• [Dataset excerpt]
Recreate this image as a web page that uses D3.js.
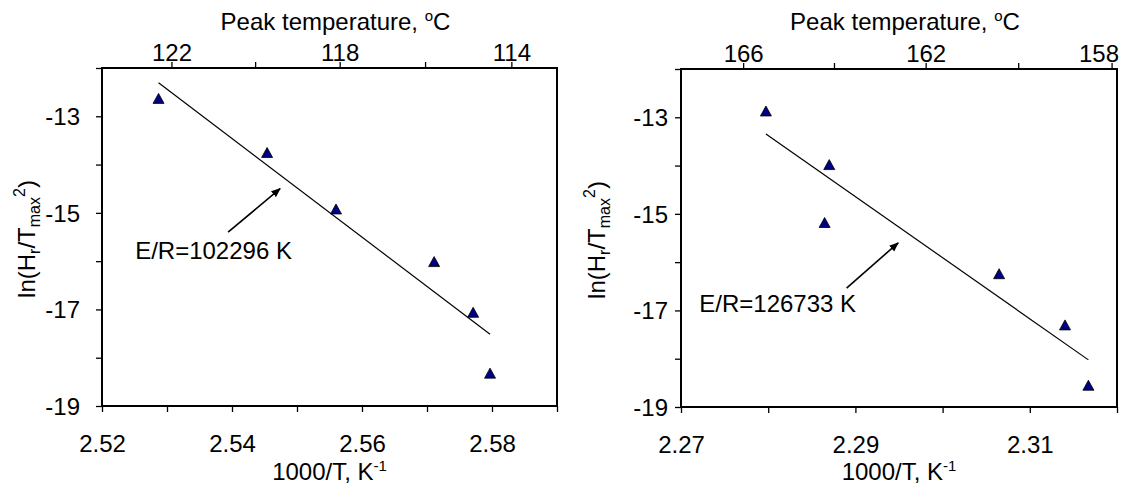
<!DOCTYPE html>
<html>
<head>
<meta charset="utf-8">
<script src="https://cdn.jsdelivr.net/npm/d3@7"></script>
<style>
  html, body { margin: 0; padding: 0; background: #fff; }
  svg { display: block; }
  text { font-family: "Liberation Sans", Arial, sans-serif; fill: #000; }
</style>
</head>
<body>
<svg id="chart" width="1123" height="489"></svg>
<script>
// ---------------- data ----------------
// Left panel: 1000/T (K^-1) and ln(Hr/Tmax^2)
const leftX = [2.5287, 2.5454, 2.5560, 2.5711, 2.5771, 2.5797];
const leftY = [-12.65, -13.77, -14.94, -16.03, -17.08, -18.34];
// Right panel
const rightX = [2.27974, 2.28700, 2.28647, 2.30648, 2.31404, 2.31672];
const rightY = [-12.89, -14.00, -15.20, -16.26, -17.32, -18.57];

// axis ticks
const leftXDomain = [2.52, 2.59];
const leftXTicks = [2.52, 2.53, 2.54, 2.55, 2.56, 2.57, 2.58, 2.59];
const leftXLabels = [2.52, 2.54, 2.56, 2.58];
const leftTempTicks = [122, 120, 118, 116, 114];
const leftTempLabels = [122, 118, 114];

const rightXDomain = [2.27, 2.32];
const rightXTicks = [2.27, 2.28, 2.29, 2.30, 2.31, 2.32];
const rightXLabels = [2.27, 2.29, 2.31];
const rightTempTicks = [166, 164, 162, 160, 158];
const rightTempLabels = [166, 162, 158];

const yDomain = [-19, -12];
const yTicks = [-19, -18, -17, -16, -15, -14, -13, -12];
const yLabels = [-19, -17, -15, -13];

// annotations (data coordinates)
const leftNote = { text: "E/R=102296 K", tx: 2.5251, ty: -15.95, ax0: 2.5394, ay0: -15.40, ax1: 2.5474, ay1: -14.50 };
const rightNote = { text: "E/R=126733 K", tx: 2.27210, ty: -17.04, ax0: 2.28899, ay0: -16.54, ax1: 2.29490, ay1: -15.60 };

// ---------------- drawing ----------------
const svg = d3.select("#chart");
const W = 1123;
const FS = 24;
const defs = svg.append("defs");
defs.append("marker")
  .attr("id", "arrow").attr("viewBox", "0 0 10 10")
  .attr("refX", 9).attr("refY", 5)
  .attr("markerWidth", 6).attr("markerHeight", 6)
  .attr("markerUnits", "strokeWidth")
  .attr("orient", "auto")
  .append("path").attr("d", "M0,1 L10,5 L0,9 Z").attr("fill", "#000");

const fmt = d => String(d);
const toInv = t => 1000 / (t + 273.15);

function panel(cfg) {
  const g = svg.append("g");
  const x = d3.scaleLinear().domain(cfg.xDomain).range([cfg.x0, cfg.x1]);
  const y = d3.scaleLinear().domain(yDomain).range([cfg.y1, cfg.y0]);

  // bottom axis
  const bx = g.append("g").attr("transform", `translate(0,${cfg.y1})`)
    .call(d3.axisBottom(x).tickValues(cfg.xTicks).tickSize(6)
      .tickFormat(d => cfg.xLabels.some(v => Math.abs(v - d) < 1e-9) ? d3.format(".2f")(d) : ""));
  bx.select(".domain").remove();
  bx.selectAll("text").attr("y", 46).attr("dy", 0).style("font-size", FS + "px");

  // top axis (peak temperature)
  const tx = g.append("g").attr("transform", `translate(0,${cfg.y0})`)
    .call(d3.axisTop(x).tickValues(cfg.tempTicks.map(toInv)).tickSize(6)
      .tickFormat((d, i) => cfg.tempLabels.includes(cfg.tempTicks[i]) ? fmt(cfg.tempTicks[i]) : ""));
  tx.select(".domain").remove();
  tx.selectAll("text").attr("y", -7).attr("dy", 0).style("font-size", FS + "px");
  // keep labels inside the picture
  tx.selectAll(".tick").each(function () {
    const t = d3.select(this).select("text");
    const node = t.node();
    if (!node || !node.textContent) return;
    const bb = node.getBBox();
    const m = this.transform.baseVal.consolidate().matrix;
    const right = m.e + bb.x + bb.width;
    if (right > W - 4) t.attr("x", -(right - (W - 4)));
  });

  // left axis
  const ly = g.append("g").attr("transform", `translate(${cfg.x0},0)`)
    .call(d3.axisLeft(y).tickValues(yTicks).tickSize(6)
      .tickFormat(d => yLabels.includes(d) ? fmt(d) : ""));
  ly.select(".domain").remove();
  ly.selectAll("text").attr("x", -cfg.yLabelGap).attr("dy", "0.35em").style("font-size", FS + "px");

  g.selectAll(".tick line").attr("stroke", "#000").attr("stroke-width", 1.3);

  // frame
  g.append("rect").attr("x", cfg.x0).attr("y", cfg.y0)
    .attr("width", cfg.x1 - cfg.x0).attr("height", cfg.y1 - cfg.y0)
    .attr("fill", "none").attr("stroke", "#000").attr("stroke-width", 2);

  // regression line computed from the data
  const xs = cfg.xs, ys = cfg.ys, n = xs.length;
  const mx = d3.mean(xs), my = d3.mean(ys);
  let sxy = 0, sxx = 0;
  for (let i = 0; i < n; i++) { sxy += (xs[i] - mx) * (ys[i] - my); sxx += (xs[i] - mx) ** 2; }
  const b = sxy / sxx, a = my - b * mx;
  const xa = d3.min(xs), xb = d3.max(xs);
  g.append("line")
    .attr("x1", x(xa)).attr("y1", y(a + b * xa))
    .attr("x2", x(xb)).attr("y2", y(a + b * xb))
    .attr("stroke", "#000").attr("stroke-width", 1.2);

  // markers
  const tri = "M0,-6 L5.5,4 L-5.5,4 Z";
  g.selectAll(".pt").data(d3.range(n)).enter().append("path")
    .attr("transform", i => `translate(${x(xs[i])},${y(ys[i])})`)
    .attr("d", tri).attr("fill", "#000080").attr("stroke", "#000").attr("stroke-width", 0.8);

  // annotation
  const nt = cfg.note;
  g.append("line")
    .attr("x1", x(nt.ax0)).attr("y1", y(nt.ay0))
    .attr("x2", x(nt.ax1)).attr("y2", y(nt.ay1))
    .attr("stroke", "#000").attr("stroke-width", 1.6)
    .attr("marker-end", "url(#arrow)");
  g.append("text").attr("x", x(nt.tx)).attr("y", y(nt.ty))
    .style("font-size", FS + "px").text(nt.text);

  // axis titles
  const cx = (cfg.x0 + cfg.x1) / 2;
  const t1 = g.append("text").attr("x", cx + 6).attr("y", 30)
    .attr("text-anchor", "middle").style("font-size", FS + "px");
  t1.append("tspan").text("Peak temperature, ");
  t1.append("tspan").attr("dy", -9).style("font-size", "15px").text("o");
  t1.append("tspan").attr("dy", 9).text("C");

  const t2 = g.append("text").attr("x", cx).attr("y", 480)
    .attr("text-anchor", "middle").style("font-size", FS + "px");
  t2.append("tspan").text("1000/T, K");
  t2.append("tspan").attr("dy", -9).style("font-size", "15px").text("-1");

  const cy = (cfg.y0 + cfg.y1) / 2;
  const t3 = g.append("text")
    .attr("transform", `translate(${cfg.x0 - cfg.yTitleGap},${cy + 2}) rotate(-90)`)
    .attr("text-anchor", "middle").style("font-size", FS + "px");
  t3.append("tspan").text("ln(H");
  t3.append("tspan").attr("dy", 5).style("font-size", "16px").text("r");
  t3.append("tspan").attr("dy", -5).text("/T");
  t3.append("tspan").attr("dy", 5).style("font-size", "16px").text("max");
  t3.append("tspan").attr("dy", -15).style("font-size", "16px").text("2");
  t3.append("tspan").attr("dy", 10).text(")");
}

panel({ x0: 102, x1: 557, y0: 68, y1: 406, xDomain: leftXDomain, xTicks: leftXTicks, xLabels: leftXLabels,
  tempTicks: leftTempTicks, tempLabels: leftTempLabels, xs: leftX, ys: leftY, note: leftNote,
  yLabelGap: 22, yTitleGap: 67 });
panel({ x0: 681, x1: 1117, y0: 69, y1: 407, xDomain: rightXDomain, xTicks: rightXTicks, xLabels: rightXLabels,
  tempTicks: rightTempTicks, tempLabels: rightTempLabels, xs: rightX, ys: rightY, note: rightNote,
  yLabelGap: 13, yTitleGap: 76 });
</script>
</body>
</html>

• [Requirements]
Starting at the top of the listing above, reproduce each line up to and including the one with "2.29490, ay1: -15.60"; omit the pictures.

• [Output of the exercise]
Recreate this image as a web page that uses D3.js.
<!DOCTYPE html>
<html>
<head>
<meta charset="utf-8">
<script src="https://cdn.jsdelivr.net/npm/d3@7"></script>
<style>
  html, body { margin: 0; padding: 0; background: #fff; }
  svg { display: block; }
  text { font-family: "Liberation Sans", Arial, sans-serif; fill: #000; }
</style>
</head>
<body>
<svg id="chart" width="1123" height="489"></svg>
<script>
// ---------------- data ----------------
// Left panel: 1000/T (K^-1) and ln(Hr/Tmax^2)
const leftX = [2.5287, 2.5454, 2.5560, 2.5711, 2.5771, 2.5797];
const leftY = [-12.65, -13.77, -14.94, -16.03, -17.08, -18.34];
// Right panel
const rightX = [2.27974, 2.28700, 2.28647, 2.30648, 2.31404, 2.31672];
const rightY = [-12.89, -14.00, -15.20, -16.26, -17.32, -18.57];

// axis ticks
const leftXDomain = [2.52, 2.59];
const leftXTicks = [2.52, 2.53, 2.54, 2.55, 2.56, 2.57, 2.58, 2.59];
const leftXLabels = [2.52, 2.54, 2.56, 2.58];
const leftTempTicks = [122, 120, 118, 116, 114];
const leftTempLabels = [122, 118, 114];

const rightXDomain = [2.27, 2.32];
const rightXTicks = [2.27, 2.28, 2.29, 2.30, 2.31, 2.32];
const rightXLabels = [2.27, 2.29, 2.31];
const rightTempTicks = [166, 164, 162, 160, 158];
const rightTempLabels = [166, 162, 158];

const yDomain = [-19, -12];
const yTicks = [-19, -18, -17, -16, -15, -14, -13, -12];
const yLabels = [-19, -17, -15, -13];

// annotations (data coordinates)
const leftNote = { text: "E/R=102296 K", tx: 2.5251, ty: -15.95, ax0: 2.5394, ay0: -15.40, ax1: 2.5474, ay1: -14.50 };
const rightNote = { text: "E/R=126733 K", tx: 2.27210, ty: -17.04, ax0: 2.28899, ay0: -16.54, ax1: 2.29490, ay1: -15.60 };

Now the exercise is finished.